Objective >> Your task is to write out only the lines running from the line with "Write a component" to the line with "import * as", both ends kept, with no images.

Dataset rows:
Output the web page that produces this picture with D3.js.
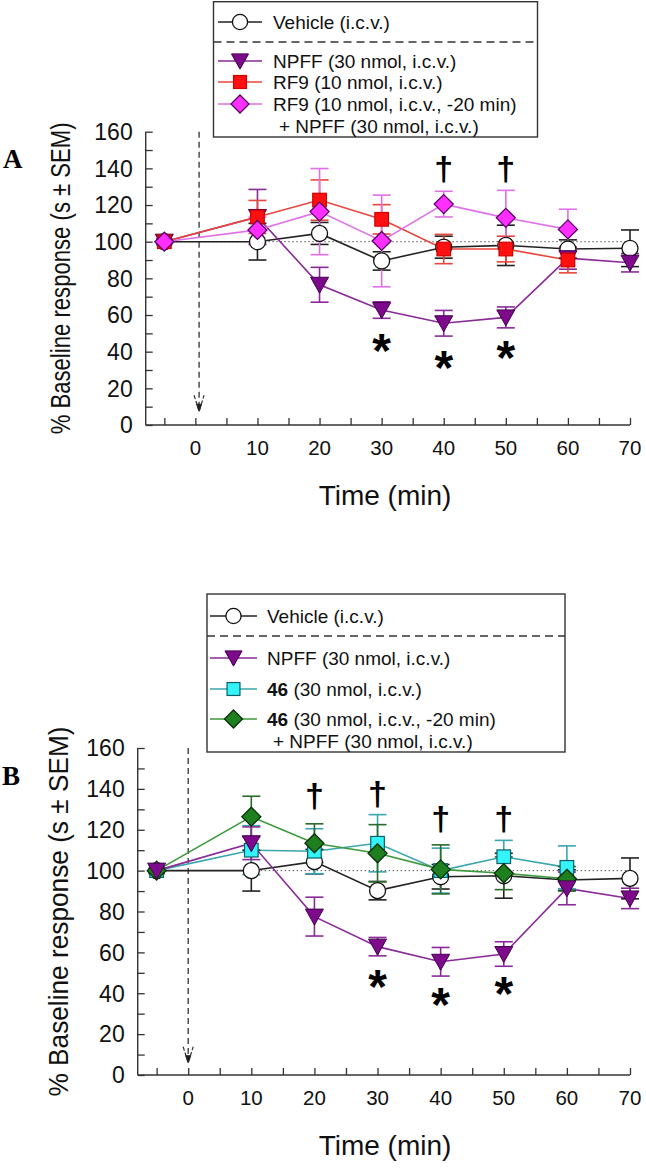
<!DOCTYPE html>
<html><head><meta charset="utf-8">
<script src="https://cdn.jsdelivr.net/npm/d3@7/dist/d3.min.js"></script>
<style>html,body{margin:0;padding:0;background:#fff}svg{display:block}</style>
</head><body>
<svg id="c" width="646" height="1171"></svg>
<script>
// ---------------- data ----------------
const times = [-5, 10, 20, 30, 40, 50, 60, 70];
const xTicks = [0, 10, 20, 30, 40, 50, 60, 70];
const yTicks = [0, 20, 40, 60, 80, 100, 120, 140, 160];

// Panel A
const vehicleA     = [100, 100, 104.5, 89.5, 97, 98, 96, 96.4];
const vehicleA_sem = [0, 10, 6, 5, 6, 11, 5, 10];
const npffA        = [100, 113.5, 76.5, 62.7, 55.5, 58.7, 91, 88.5];
const npffA_sem    = [0, 15, 9.5, 4.5, 7, 5.7, 6, 5];
const rf9A         = [100, 113.5, 122.7, 112.2, 96, 96, 90];
const rf9A_sem     = [0, 9, 11, 8, 8, 7, 7];
const rf9npffA     = [100, 106.4, 116.4, 100.4, 120.5, 113, 106.7];
const rf9npffA_sem = [0, 7, 23.5, 25, 7, 15, 11];
const daggerA = [{t: 40, v: 139}, {t: 50, v: 139}];
const starA   = [{t: 30, v: 47}, {t: 40, v: 37.6}, {t: 50, v: 43}];

// Panel B
const vehicleB     = [100, 100, 104.4, 90.2, 97, 97.5, 95.4, 96.2];
const vehicleB_sem = [0, 10, 6, 4.5, 6, 11, 5, 10];
const npffB        = [100, 113.4, 77.5, 62.8, 55.4, 59.2, 91.3, 86.4];
const npffB_sem    = [0, 8, 9.5, 4.5, 7, 6, 8, 5];
const c46B         = [100, 110, 109.5, 113.4, 100, 106.8, 101.6];
const c46B_sem     = [0, 12, 11, 14, 11, 8, 10.5];
const c46npffB     = [100, 126.4, 113.4, 108.5, 100.6, 98.7, 96];
const c46npffB_sem = [0, 10, 9.5, 14, 12, 8, 6];
const daggerB = [{t: 20, v: 136}, {t: 30, v: 137}, {t: 40, v: 124.8}, {t: 50, v: 124.8}];
const starB   = [{t: 30, v: 49}, {t: 40, v: 40.1}, {t: 50, v: 45.6}];

// ---------------- drawing ----------------
const svg = d3.select("#c");
const SANS = "'Liberation Sans', Arial, sans-serif";

const styles = {
  vehicle: {shape: "circle", fill: "#fff", stroke: "#111", line: "#222", err: "#222"},
  npff:    {shape: "tri", fill: "#7d0a8a", stroke: "#45004d", line: "#8a2a98", err: "#8a2a98"},
  rf9:     {shape: "square", fill: "#ff1010", stroke: "#d00000", line: "#e8463c", err: "#e8463c"},
  rf9npff: {shape: "diamond", fill: "#ff30ff", stroke: "#5a0064", line: "#e070ea", err: "#e070e6"},
  c46:     {shape: "square", fill: "#33f4f8", stroke: "#0b5f66", line: "#3aa6ad", err: "#3aa6ad"},
  c46npff: {shape: "diamond", fill: "#1d7f1d", stroke: "#0a300a", line: "#3c9a3c", err: "#2a6a2a"}
};

function marker(g, st, cx, cy, scale) {
  const s = scale || 1;
  if (st.shape === "circle") {
    g.append("circle").attr("cx", cx).attr("cy", cy).attr("r", 8 * s)
      .attr("fill", st.fill).attr("stroke", st.stroke).attr("stroke-width", 1.3);
  } else if (st.shape === "tri") {
    const w = 9 * s, h = 7.5 * s;
    g.append("path").attr("d", `M${cx - w},${cy - h}L${cx + w},${cy - h}L${cx},${cy + h + 1}Z`)
      .attr("fill", st.fill).attr("stroke", st.stroke).attr("stroke-width", 1);
  } else if (st.shape === "square") {
    const a = 6.8 * s;
    g.append("rect").attr("x", cx - a).attr("y", cy - a).attr("width", 2 * a).attr("height", 2 * a)
      .attr("fill", st.fill).attr("stroke", st.stroke).attr("stroke-width", 1.2);
  } else if (st.shape === "diamond") {
    const a = 9.5 * s;
    g.append("path").attr("d", `M${cx},${cy - a}L${cx + a},${cy}L${cx},${cy + a}L${cx - a},${cy}Z`)
      .attr("fill", st.fill).attr("stroke", st.stroke).attr("stroke-width", 1.3);
  }
}

function panel(cfg) {
  const x = d3.scaleLinear().domain([-8, 70]).range([cfg.x0, cfg.x1]);
  const y = d3.scaleLinear().domain([0, 160]).range([cfg.yb, cfg.yt]);
  const g = svg.append("g");

  // reference dotted line at 100
  g.append("line").attr("x1", x(-5)).attr("x2", x(70)).attr("y1", y(100)).attr("y2", y(100))
    .attr("stroke", "#555").attr("stroke-width", 1).attr("stroke-dasharray", "1.5,2.5");

  // dashed injection arrow
  const ax = x(cfg.arrowT);
  const tipY = y(cfg.arrowTipV);
  g.append("line").attr("x1", ax).attr("x2", ax).attr("y1", y(160)).attr("y2", tipY - 2)
    .attr("stroke", "#333").attr("stroke-width", 1.3).attr("stroke-dasharray", "6,4");
  g.append("path").attr("d", `M${ax - 5},${tipY - 16}L${ax},${tipY}L${ax + 5},${tipY - 16}`)
    .attr("fill", "none").attr("stroke", "#333").attr("stroke-width", 1.2).attr("stroke-dasharray", "4,2");
  g.append("path").attr("d", `M${ax - 2.5},${tipY - 7}L${ax},${tipY}L${ax + 2.5},${tipY - 7}Z`)
    .attr("fill", "#222").attr("stroke", "#222").attr("stroke-width", 1);

  // axes
  const yAxis = d3.axisLeft(y).tickValues(d3.range(0, 161, 10)).tickSize(-7).tickFormat("");
  const ga = g.append("g").attr("transform", `translate(${cfg.x0},0)`).call(yAxis);
  const xAxis = d3.axisBottom(x).tickValues(d3.range(-5, 71, 5)).tickSize(-7).tickFormat("");
  const gx = g.append("g").attr("transform", `translate(0,${cfg.yb})`).call(xAxis);
  [ga, gx].forEach(a => {
    a.select(".domain").attr("stroke", "#333").attr("stroke-width", 1.4);
    a.selectAll(".tick line").attr("stroke", "#333").attr("stroke-width", 1.3);
  });
  gx.select(".domain").attr("d", `M${cfg.x0},0H${cfg.x1}`);
  ga.select(".domain").attr("d", `M0,${cfg.yb}V${cfg.yt}`);

  // tick labels
  g.selectAll(".yl").data(yTicks).enter().append("text")
    .attr("x", cfg.x0 - 13).attr("y", d => y(d)).attr("dy", "0.36em")
    .attr("text-anchor", "end").attr("font-family", SANS).attr("font-size", 23).attr("fill", "#111")
    .text(d => d);
  g.selectAll(".xl").data(xTicks).enter().append("text")
    .attr("x", d => x(d)).attr("y", cfg.yb + 30)
    .attr("text-anchor", "middle").attr("font-family", SANS).attr("font-size", 20.5).attr("fill", "#111")
    .text(d => d);

  // axis titles
  g.append("text").attr("x", cfg.xTitleX).attr("y", cfg.yb + 80)
    .attr("text-anchor", "middle").attr("font-family", SANS).attr("font-size", 28).attr("fill", "#111")
    .text("Time (min)");
  g.append("text")
    .attr("transform", `translate(${cfg.yTitleX},${(cfg.yb + cfg.yt) / 2}) rotate(-90)`)
    .attr("text-anchor", "middle").attr("font-family", SANS).attr("font-size", 28).attr("fill", "#111")
    .attr("textLength", cfg.yTitleLen).attr("lengthAdjust", "spacingAndGlyphs")
    .text("% Baseline response (s ± SEM)");

  // panel letter
  g.append("text").attr("x", cfg.letterX).attr("y", cfg.letterY)
    .attr("font-family", "'Liberation Serif', 'Times New Roman', serif").attr("font-weight", "bold")
    .attr("font-size", 27).attr("fill", "#000").text(cfg.letter);

  // series
  const line = d3.line().x(d => x(d.t)).y(d => y(d.v));
  cfg.series.forEach(s => {
    const st = styles[s.style];
    const pts = s.values.map((v, i) => ({t: times[i], v: v, e: s.sem[i]}));
    s.pts = pts;
    g.append("path").attr("d", line(pts)).attr("fill", "none")
      .attr("stroke", st.line).attr("stroke-width", 1.6);
  });
  cfg.series.forEach(s => {
    const st = styles[s.style];
    s.pts.forEach(p => {
      if (!p.e) return;
      const cx = x(p.t);
      g.append("line").attr("x1", cx).attr("x2", cx).attr("y1", y(p.v - p.e)).attr("y2", y(p.v + p.e))
        .attr("stroke", st.err).attr("stroke-width", 1.6);
      [p.v - p.e, p.v + p.e].forEach(v => {
        g.append("line").attr("x1", cx - 9).attr("x2", cx + 9).attr("y1", y(v)).attr("y2", y(v))
          .attr("stroke", st.err).attr("stroke-width", 1.6);
      });
    });
  });
  cfg.series.forEach(s => {
    const st = styles[s.style];
    s.pts.forEach(p => marker(g, st, x(p.t), y(p.v)));
  });

  // significance marks
  cfg.daggers.forEach(d => {
    g.append("text").attr("x", x(d.t)).attr("y", y(d.v) + 10).attr("text-anchor", "middle")
      .attr("font-family", SANS).attr("font-weight", "bold").attr("font-size", 34).attr("fill", "#000").text("†");
  });
  cfg.stars.forEach(d => {
    g.append("text").attr("x", x(d.t)).attr("y", y(d.v) + 28).attr("text-anchor", "middle")
      .attr("font-family", SANS).attr("font-weight", "bold").attr("font-size", 48).attr("fill", "#000").text("*");
  });

  // legend
  const L = cfg.legend;
  const lg = svg.append("g");
  lg.append("rect").attr("x", L.x0).attr("y", L.y0).attr("width", L.x1 - L.x0).attr("height", L.y1 - L.y0)
    .attr("fill", "#fff").attr("stroke", "#333").attr("stroke-width", 1.4);
  lg.append("line").attr("x1", L.x0).attr("x2", L.x1).attr("y1", L.dashY).attr("y2", L.dashY)
    .attr("stroke", "#333").attr("stroke-width", 1.4).attr("stroke-dasharray", "8,5");
  L.rows.forEach(r => {
    const st = styles[r.style];
    lg.append("line").attr("x1", L.sx0).attr("x2", L.sx1).attr("y1", r.y).attr("y2", r.y)
      .attr("stroke", st.line).attr("stroke-width", 1.6);
    marker(lg, st, (L.sx0 + L.sx1) / 2, r.y, 0.95);
    const t = lg.append("text").attr("x", L.tx).attr("y", r.y).attr("dy", "0.36em")
      .attr("font-family", SANS).attr("font-size", 19).attr("fill", "#111");
    if (r.bold) t.append("tspan").attr("font-weight", "bold").text(r.bold);
    t.append("tspan").text(r.label);
    if (r.label2) {
      lg.append("text").attr("x", L.tx + 6).attr("y", r.y + 22).attr("dy", "0.36em")
        .attr("font-family", SANS).attr("font-size", 19).attr("fill", "#111").text(r.label2);
    }
  });
}

panel({
  letter: "A", letterX: 3, letterY: 168,
  x0: 145.7, x1: 630, yb: 425, yt: 131.7, arrowT: 0.6, arrowTipV: 7.5,
  xTitleX: 385, yTitleX: 70, yTitleLen: 312,
  series: [
    {style: "vehicle", values: vehicleA, sem: vehicleA_sem},
    {style: "npff", values: npffA, sem: npffA_sem},
    {style: "rf9", values: rf9A, sem: rf9A_sem},
    {style: "rf9npff", values: rf9npffA, sem: rf9npffA_sem}
  ],
  daggers: daggerA, stars: starA,
  legend: {
    x0: 213.5, x1: 537.5, y0: 1.7, y1: 137, dashY: 42, sx0: 218, sx1: 262, tx: 273,
    rows: [
      {style: "vehicle", y: 22, label: "Vehicle (i.c.v.)"},
      {style: "npff", y: 61, label: "NPFF (30 nmol, i.c.v.)"},
      {style: "rf9", y: 82, label: "RF9 (10 nmol, i.c.v.)"},
      {style: "rf9npff", y: 104, label: "RF9 (10 nmol, i.c.v., -20 min)", label2: "+ NPFF (30 nmol, i.c.v.)"}
    ]
  }
});

panel({
  letter: "B", letterX: 2, letterY: 785,
  x0: 137.7, x1: 630, yb: 1075, yt: 748, arrowT: 0, arrowTipV: 6,
  xTitleX: 385, yTitleX: 68, yTitleLen: 370,
  series: [
    {style: "vehicle", values: vehicleB, sem: vehicleB_sem},
    {style: "c46", values: c46B, sem: c46B_sem},
    {style: "c46npff", values: c46npffB, sem: c46npffB_sem},
    {style: "npff", values: npffB, sem: npffB_sem}
  ],
  daggers: daggerB, stars: starB,
  legend: {
    x0: 207, x1: 565, y0: 594, y1: 752, dashY: 636, sx0: 210, sx1: 257, tx: 267,
    rows: [
      {style: "vehicle", y: 616, label: "Vehicle (i.c.v.)"},
      {style: "npff", y: 658, label: "NPFF (30 nmol, i.c.v.)"},
      {style: "c46", y: 689, bold: "46", label: " (30 nmol, i.c.v.)"},
      {style: "c46npff", y: 719, bold: "46", label: " (30 nmol, i.c.v., -20 min)", label2: "+ NPFF (30 nmol, i.c.v.)"}
    ]
  }
});
</script>
</body></html>
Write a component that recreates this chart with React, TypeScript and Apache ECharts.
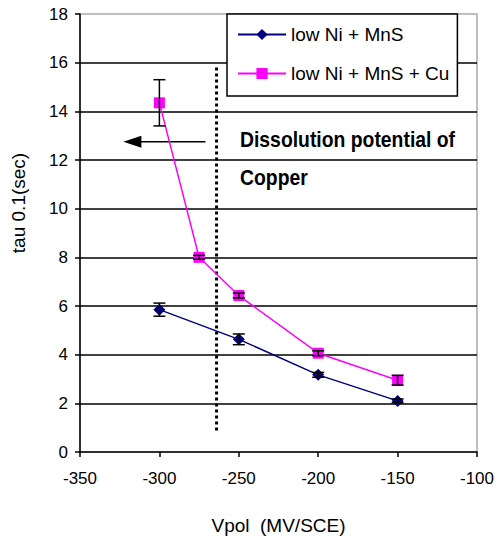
import React, { useEffect, useRef } from "react";
import * as echarts from "echarts";

// Data
const seriesNames = ["low Ni + MnS", "low Ni + MnS + Cu"];
const vpolA = [-300, -250, -200, -150];
const tauA = [5.85, 4.63, 3.17, 2.1];
const errA = [0.27, 0.22, 0.1, 0.08];
const vpolB = [-300, -275, -250, -200, -150];
const tauB = [14.35, 8.0, 6.43, 4.06, 2.95];
const errB = [0.95, 0.08, 0.1, 0.1, 0.2];
const dissolutionV = -264;
const dissolutionRange = [15.8, 0.85];
const arrowXs = [-271, -317];
const arrowY = 12.75;
const annotationLines = ["Dissolution potential of", "Copper"];

const FONT = "'Liberation Sans', Arial, sans-serif";

export default function App() {
  const ref = useRef<HTMLDivElement>(null);
  useEffect(() => {
    if (!ref.current) return;
    const chart = echarts.init(ref.current, undefined, { renderer: "svg" });
    const errRender = (params: any, api: any) => {
      const x = api.value(0);
      const y = api.value(1);
      const e = api.value(2);
      const top = api.coord([x, y + e]);
      const bot = api.coord([x, y - e]);
      const hw = 6;
      const style = { stroke: "#000", lineWidth: 1.5 };
      return {
        type: "group",
        children: [
          { type: "line", shape: { x1: top[0], y1: top[1], x2: bot[0], y2: bot[1] }, style },
          { type: "line", shape: { x1: top[0] - hw, y1: top[1], x2: top[0] + hw, y2: top[1] }, style },
          { type: "line", shape: { x1: bot[0] - hw, y1: bot[1], x2: bot[0] + hw, y2: bot[1] }, style },
        ],
      };
    };
    chart.setOption({
      animation: false,
      backgroundColor: "#fff",
      grid: {
        left: 80,
        right: 21,
        top: 14,
        bottom: 87,
        show: true,
        borderColor: "#aaa",
        borderWidth: 1.5,
      },
      legend: {
        data: seriesNames,
        orient: "vertical",
        left: 227,
        top: 14,
        padding: [11, 8, 13, 10],
        itemGap: 20,
        itemWidth: 48,
        itemHeight: 14,
        backgroundColor: "#fff",
        borderColor: "#000",
        borderWidth: 1.5,
        textStyle: { fontFamily: FONT, fontSize: 19, color: "#000" },
        z: 20,
      },
      xAxis: {
        type: "value",
        min: -350,
        max: -100,
        interval: 50,
        name: "Vpol  (MV/SCE)",
        nameLocation: "middle",
        nameGap: 64,
        nameTextStyle: { fontFamily: FONT, fontSize: 19, color: "#000" },
        axisLine: { lineStyle: { color: "#000", width: 1.5 } },
        axisTick: { show: true, length: 5, lineStyle: { color: "#000", width: 1.5 } },
        axisLabel: { fontFamily: FONT, fontSize: 17, color: "#000", margin: 18 },
        splitLine: { show: false },
      },
      yAxis: {
        type: "value",
        min: 0,
        max: 18,
        interval: 2,
        name: "tau 0.1(sec)",
        nameLocation: "middle",
        nameGap: 52,
        nameTextStyle: { fontFamily: FONT, fontSize: 19, color: "#000", padding: [0, 0, 0, 60] },
        axisLine: { lineStyle: { color: "#000", width: 1.5 } },
        axisTick: { show: true, length: 5, lineStyle: { color: "#000", width: 1.5 } },
        axisLabel: { fontFamily: FONT, fontSize: 17, color: "#000", margin: 12 },
        splitLine: { show: true, showMinLine: false, showMaxLine: false, lineStyle: { color: "#000", width: 1.5 } },
      },
      graphic: annotationLines.map((t, i) => ({
        type: "text",
        x: 240,
        y: 128 + i * 38,
        scaleX: 0.88,
        z: 30,
        style: {
          text: t,
          fontFamily: FONT,
          fontWeight: "bold",
          fontSize: 22,
          fill: "#000",
        },
      })),
      series: [
        {
          name: seriesNames[0],
          type: "line",
          data: vpolA.map((v, i) => [v, tauA[i]]),
          symbol: "diamond",
          symbolSize: 12,
          color: "#000080",
          lineStyle: { color: "#000080", width: 1.5 },
          itemStyle: { color: "#000080" },
          z: 5,
        },
        {
          name: seriesNames[1],
          type: "line",
          data: vpolB.map((v, i) => [v, tauB[i]]),
          symbol: "rect",
          symbolSize: 11,
          color: "#ff00ff",
          lineStyle: { color: "#ff00ff", width: 1.5 },
          itemStyle: { color: "#ff00ff" },
          z: 5,
        },
        {
          type: "custom",
          name: "errA",
          renderItem: errRender,
          data: vpolA.map((v, i) => [v, tauA[i], errA[i]]),
          encode: { x: 0, y: 1 },
          z: 6,
        },
        {
          type: "custom",
          name: "errB",
          renderItem: errRender,
          data: vpolB.map((v, i) => [v, tauB[i], errB[i]]),
          encode: { x: 0, y: 1 },
          z: 6,
        },
        {
          type: "line",
          name: "dissolution",
          data: dissolutionRange.map((y) => [dissolutionV, y]),
          symbol: "none",
          lineStyle: { color: "#000", width: 3, type: [3, 3] },
          z: 4,
        },
        {
          type: "line",
          name: "arrow",
          data: [
            { value: [arrowXs[0], arrowY], symbol: "none" },
            { value: [arrowXs[1], arrowY], symbol: "triangle", symbolSize: [12, 18], symbolRotate: 90 },
          ],
          showSymbol: true,
          symbol: "triangle",
          itemStyle: { color: "#000" },
          lineStyle: { color: "#000", width: 1.5 },
          z: 4,
        },
      ],
    });
    return () => chart.dispose();
  }, []);
  return (
    <div
      ref={ref}
      style={{ position: "fixed", left: 0, top: 0, width: 498, height: 540 }}
    />
  );
}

Exercise solution >>
Write a component that recreates this chart with React, TypeScript and Apache ECharts.
import React, { useEffect, useRef } from "react";
import * as echarts from "echarts";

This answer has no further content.